National Pension Scheme (NPS)

National Pension Scheme is a scheme launched by the Government of India for Indian Citizens in the age group of 18-60 years. You have to invest in the Pension Plan on a regular basis. This scheme is mandatory for the Central and the State Government employees at the same time it is optional for others.

National Pension Scheme is the best retirement plan when compared to EPF, PPF and Mutual funds. Any non government employee can join this scheme between the age of 18 to 60 years as a individual subscriber or corporate houses can also join NPS. For corporate NPS contribution is in addition to the EPF, PPF, Mutual Fund and other investment. Wipro Technologies was the first Corporate house to subscribe this scheme. Besides individual, corporate houses can also claim tax benefits.
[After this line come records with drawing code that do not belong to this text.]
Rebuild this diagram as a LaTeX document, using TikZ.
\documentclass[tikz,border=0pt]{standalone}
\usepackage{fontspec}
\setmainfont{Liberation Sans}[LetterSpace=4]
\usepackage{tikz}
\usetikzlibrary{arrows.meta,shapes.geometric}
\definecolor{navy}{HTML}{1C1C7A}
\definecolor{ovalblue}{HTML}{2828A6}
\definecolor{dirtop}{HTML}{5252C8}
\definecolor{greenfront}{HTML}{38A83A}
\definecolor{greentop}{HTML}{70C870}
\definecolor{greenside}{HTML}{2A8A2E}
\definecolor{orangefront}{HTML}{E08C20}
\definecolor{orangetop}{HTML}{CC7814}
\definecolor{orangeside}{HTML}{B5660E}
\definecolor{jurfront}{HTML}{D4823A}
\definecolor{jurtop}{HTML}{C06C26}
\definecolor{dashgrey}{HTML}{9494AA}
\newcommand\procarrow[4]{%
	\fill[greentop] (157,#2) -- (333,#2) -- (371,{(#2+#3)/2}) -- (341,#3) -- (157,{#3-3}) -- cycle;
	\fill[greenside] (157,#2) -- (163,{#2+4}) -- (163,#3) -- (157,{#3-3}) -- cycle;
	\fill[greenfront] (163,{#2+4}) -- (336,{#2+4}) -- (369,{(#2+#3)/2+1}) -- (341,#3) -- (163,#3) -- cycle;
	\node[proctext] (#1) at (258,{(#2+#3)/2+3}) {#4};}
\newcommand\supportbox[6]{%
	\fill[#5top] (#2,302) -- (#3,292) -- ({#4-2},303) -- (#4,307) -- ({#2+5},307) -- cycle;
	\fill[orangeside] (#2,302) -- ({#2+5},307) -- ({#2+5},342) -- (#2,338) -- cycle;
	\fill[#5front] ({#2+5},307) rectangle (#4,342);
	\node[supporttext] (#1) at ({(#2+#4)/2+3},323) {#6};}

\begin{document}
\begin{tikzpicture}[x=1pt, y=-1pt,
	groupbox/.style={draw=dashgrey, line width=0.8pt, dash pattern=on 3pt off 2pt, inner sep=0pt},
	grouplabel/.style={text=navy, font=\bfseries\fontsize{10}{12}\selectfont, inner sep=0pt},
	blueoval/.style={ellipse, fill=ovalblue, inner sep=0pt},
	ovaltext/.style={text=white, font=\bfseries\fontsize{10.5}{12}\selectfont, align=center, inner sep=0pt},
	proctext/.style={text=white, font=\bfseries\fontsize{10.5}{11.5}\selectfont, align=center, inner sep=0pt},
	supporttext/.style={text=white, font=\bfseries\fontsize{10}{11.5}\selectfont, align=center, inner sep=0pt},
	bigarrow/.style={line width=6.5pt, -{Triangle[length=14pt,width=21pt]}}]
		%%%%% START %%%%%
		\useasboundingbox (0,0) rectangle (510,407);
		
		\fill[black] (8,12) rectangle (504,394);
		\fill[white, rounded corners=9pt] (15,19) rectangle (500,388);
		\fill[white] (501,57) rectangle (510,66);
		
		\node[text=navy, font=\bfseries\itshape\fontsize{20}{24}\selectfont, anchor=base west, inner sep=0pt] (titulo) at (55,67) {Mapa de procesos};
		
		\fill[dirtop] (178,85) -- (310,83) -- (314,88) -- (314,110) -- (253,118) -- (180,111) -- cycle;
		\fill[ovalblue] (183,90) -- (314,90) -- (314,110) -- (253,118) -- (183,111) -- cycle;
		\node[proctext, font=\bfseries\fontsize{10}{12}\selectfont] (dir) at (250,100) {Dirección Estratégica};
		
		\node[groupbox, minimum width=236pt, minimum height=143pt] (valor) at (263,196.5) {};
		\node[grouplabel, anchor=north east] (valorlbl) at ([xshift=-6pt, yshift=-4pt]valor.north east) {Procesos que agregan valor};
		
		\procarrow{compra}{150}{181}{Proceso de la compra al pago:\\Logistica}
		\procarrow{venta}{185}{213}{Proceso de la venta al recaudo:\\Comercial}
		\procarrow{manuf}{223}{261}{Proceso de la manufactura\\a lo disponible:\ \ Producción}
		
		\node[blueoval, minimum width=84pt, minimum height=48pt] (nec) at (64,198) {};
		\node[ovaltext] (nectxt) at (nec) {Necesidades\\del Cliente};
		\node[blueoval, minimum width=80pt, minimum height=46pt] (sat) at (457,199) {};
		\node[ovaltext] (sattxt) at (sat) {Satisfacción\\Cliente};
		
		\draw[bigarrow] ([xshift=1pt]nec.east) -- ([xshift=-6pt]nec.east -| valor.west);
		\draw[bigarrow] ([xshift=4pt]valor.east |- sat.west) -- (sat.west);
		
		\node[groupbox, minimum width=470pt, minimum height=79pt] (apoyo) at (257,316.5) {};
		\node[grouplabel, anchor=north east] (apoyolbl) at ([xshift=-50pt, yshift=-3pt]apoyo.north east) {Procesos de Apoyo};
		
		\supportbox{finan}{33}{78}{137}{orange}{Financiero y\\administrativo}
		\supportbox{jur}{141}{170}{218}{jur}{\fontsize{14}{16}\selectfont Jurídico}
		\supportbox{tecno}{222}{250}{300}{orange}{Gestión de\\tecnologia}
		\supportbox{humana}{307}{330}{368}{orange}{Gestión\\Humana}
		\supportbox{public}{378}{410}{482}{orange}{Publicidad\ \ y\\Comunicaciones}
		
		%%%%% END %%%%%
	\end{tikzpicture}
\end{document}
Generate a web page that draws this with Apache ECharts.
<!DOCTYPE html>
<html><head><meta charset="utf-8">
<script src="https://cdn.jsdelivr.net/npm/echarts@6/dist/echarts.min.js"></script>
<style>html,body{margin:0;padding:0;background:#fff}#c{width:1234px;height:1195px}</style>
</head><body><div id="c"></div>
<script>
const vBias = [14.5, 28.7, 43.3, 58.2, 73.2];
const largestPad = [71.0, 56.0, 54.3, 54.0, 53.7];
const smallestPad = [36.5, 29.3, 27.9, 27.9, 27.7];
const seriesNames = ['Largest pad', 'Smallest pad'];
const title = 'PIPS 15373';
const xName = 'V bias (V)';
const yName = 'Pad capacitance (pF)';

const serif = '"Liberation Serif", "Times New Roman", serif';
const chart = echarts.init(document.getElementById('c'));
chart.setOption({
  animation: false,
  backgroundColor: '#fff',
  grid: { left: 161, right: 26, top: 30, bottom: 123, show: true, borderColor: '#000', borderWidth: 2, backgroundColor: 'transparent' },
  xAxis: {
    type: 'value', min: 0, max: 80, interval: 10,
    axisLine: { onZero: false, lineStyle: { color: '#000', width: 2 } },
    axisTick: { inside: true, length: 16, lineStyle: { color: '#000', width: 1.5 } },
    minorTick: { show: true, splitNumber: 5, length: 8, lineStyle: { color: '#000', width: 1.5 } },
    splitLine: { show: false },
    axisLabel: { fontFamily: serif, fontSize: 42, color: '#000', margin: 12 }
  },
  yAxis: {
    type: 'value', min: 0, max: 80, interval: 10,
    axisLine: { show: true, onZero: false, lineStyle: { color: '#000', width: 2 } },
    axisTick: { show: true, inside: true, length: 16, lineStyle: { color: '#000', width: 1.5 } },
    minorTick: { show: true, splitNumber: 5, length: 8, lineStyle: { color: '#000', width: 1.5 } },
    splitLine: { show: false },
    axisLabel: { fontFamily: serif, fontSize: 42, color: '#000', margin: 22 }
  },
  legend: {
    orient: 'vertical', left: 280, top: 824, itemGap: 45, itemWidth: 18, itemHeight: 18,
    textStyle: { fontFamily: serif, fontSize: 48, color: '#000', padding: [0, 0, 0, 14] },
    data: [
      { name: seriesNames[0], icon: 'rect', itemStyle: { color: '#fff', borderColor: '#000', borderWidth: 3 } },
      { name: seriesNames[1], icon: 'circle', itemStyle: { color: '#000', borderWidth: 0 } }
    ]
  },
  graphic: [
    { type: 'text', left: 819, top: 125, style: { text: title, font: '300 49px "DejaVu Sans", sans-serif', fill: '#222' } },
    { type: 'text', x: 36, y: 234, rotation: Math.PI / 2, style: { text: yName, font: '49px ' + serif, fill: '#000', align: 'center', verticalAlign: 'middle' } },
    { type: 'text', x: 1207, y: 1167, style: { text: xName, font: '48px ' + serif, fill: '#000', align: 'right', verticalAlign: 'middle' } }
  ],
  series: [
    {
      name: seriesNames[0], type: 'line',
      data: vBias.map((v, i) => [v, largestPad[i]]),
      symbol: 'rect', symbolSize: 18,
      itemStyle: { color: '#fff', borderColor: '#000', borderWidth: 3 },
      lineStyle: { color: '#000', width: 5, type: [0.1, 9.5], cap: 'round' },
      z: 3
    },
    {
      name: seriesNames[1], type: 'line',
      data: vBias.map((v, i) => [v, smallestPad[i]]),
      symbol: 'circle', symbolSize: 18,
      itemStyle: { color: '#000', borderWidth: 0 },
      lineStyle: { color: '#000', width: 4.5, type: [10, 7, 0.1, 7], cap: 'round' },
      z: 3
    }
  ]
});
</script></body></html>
National Pension Scheme (NPS) is regulated by the Pension Funds Regulatory Development Authority (PFRDA).

TYPES OF ACCOUNTS

There are two types of NPS accounts.

Tier I: before attaining the age of 60 years, only 20% of the contribution can be withdrawn. After attaining the age of 60 years, 60% of the contribution can be withdrawn.

Tier II:This is simply a voluntary saving facility. The subscriber is free to withdraw savings from his account at any point of time, but there is no tax benefits with this account.
Swavalamban Scheme or the NPS lite: NPS lite is for economically backward people. This type of account is not covered under social security scheme like Employees' Provident Fund and miscellaneous Provision Act, 1952. The accumulated amount can be withdrawn at any point of time without stating any reason for it.

Multiple investment options (equity, fixed income) called asset classes are there.

E: investments in predominantly Equity market instruments.
G: investment would be in Government securities like Government of India bonds and State Government bonds.
C: investment would be in fixed income securities other than Government Securities or Credit risk-bearing fixed income instruments such liquid funds, corporate debts, fixed deposits.

Before 60 withdraw: you can withdraw 20% of the accumulated amount but need to buy an annuity with with the remaining 80%. The nominee can withdraw the full amount only after the death of the subscriber.